Indeed, it’s likely that one factor holding Bezos back from pledging more of his wealth to philanthropy is that he’s still trying to figure out how to allocate resources among grant making to charities, political spending, and for-profit investing and finds some utility in holding those categories institutionally distinct.

After all, this April, around the same time that he must have been homing in on pre-K and homelessness as favored causes, he explained to an interviewer, “The only way that I can see to deploy this much financial resource is by converting my Amazon winnings into space travel.”

That means that if we want to consider Bezos’s support for high-quality investigative journalism through his purchase of the Post in philanthropic terms (a view that I have some sympathy for), we will have to impose that framework ourselves. We’ll have to test the limits of those categorizations, much as Bezos is.

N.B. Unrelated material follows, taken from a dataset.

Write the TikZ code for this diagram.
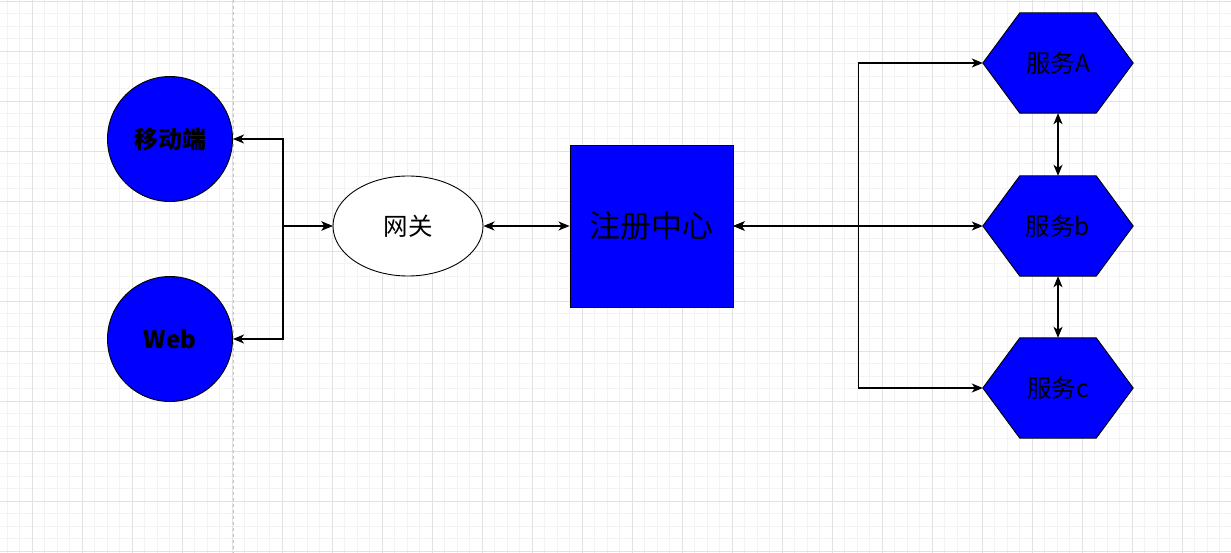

In this sense, the public’s uncertain analysis of Bezos’s Twitter announcement reflects multiple paradoxes at the heart of our understanding of mega-giving.

At a time when philanthropy is coming under greater scrutiny, what that term means is being contested by both donors and critics. While major donors have taken to unveiling their philanthropic commitments with the fanfare of a birth announcement, they have embraced forms of giving (like donor-advised funds and LLCs) that defy transparency.

More generally, the more we know about philanthropy, the more what we don’t know becomes salient. All of this is why trying to assess the giving of the nation’s wealthiest citizens has never felt more necessary, or less satisfying.

Benjamin Soskis is co-editor of HistPhil and a research associate at the Center on Nonprofits and Philanthropy at the Urban Institute.